Page 59 of Demon Bound

Several cultists appeared at the end of the hall. “Acolyte,” said one of them, addressing her. “You and the demon are to come to the main hall immediately. The High Priestess has had another vision.”

Raiya held back a sigh. They owed the cultists a debt for harboring them these past few days, but their visions and their refusal to address Azreth directly, as if she were his handler, were tiring. As was his custom, Azreth said nothing and waited for Raiya to deal with the intrusion. She suspected he would have completely ignored the cultists if left to his own devices.

She was too impatient for indirectness. “What does that have to do with us?”

“It’s a message from the dark goddess herself, regarding the demon.”

“Is the priestess quite certain it wasn’t just a dream?” Or made up entirely.

The cultist scowled. “The priestess has requested your presence specifically. Come.” He waited until Raiya headed toward the main hall. Azreth was a looming shadow on her heels.

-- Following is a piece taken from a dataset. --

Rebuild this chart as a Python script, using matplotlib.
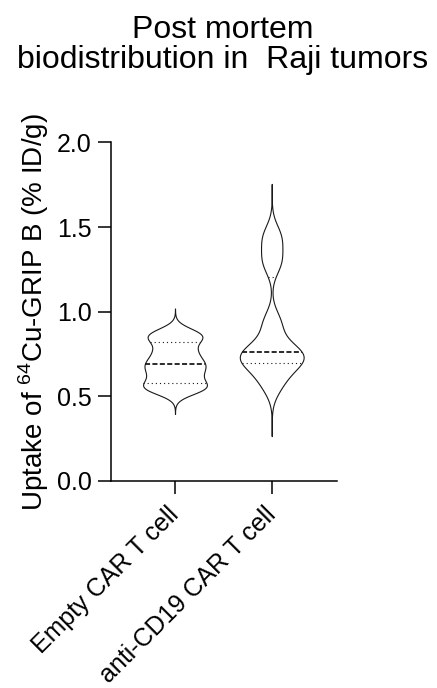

Raiya stopped short in the doorway of the main hall. It was more crowded than she’d ever seen it, packed with cultists in dark robes and alarming black and white makeup. Dozens of eerie faces all turned to look back at them in unison as they sensed Azreth’s presence. In front of the altar at the other end of the room was Priestess Gereg.

“Ah!” she said, smiling grimly. “Our guests of honor have arrived. Please, approach the altar.”

Everyone in the room stared at them expectantly. Raiya felt a prickling of foreboding.

“My apologies, Priestess,” she said, giving a slight bow. “Something urgent has come up. I’m afraid we have to be going. Please accept our most sincere thanks for your hospitality. You have been very kind.”

“I’m certain you can spare a few moments more before you leave. It is a matter of greatest unholy importance. Come. Approach the altar.”

She glanced up at Azreth, who was looking back at her for guidance. Reluctantly, she started down the aisle. She stopped a few steps from the altar when Gereg brandished a jagged knife.

“Take this,” Gereg said, offering the knife to Azreth. “And make an offering to Moratha.” She motioned to the basin on the altar, which was currently empty.

“What kind of offering?” Raiya asked.

Gereg gave her a heavy-lidded glance. “Blood. Life, drained and corrupted by death. The only kind of sacrifice the dark goddess accepts.”

Raiya’s blood pounded in her ears. Azreth glanced over at her as her fear spiked. Did Gereg mean for Azreth to kill her as an offering?

Her hand dropped to the handle of her baton. She hadn’t reached for it since they’d first come to the temple, but she’d been careful to keep it always within reach. What would the cultists do if Azreth refused to do as they asked?

Azreth took the knife, but raised it to his own arm. He dug savagely into his flesh, bending the metal in the process of carving a small cut in his wrist. Raiya’s stomach lurched, but Azreth never flinched. He held his forearm over the altar, and inky blood dripped into the basin. Gereg seemed satisfied.

“Last night, I had a vision,” Gereg said. Her voice was not loud, but the other cultists were so still and silent that it filled the room anyway. “In it, I saw the demon before us. He spoke with the dark goddess’s voice and proclaimed that he had come to fulfill Moratha’s plans for Heilune. He is to be a reaper, come to bring her wrath upon our plane. He is her instrument of death, a weapon of unknowable destruction. The dark goddess’s glory will follow him as he bathes the land in blood.” Her voice hadgrown in volume gradually, and as she spoke these last words, she raised her hands skyward. “Praise Moratha!”

The room had been utterly, obediently silent up until now, but when the acolytes replied, it was with thunderous excitement that may as well have been cheering and applause.“Praise her!”

Azreth was frowning. None of them seemed to notice his displeasure.

“It begins tonight,” Gereg went on. “There will be a massacre of epic proportions, starting right here in Ontag-ul. All will die. Humans and elves, children and animals alike. Death will rule the land, blood will flow like water, and Moratha will be pleased.”

The room went even more quiet, as if the other cultists were as stunned as Raiya was. Many of the faces around the hall were grinning gleefully, but some looked perplexed or concerned. The priestess couldn’t be serious, could she? This veneration of death was all a farce, wasn’t it? They couldn’t really want everyone to die.

“So, demon,” Gereg said. “Thus begins the Goddess’s reign. You are commanded to kill indiscriminately, whenever and wherever you desire, so long as it is often. You will rend flesh with your monstrous hands, tear bloody gashes with your terrible teeth, crush bones beneath your giant’s feet. Go now and destroy; spare none. We will follow in your footsteps with our blades high.” She bowed low, extending her hands toward him in a dramatic gesture.

“No,” Azreth corrected her.

Gereg stopped, looking up at him. He arched an eyebrow at her.

“You are refusing her call?” Gereg asked tensely.

“I am.”

Gereg raised her chin. “You were designed by the dark goddess to serve her will. You will obey her. It is your purpose.”

Azreth gave her a withering look. “What do you know of my purpose?”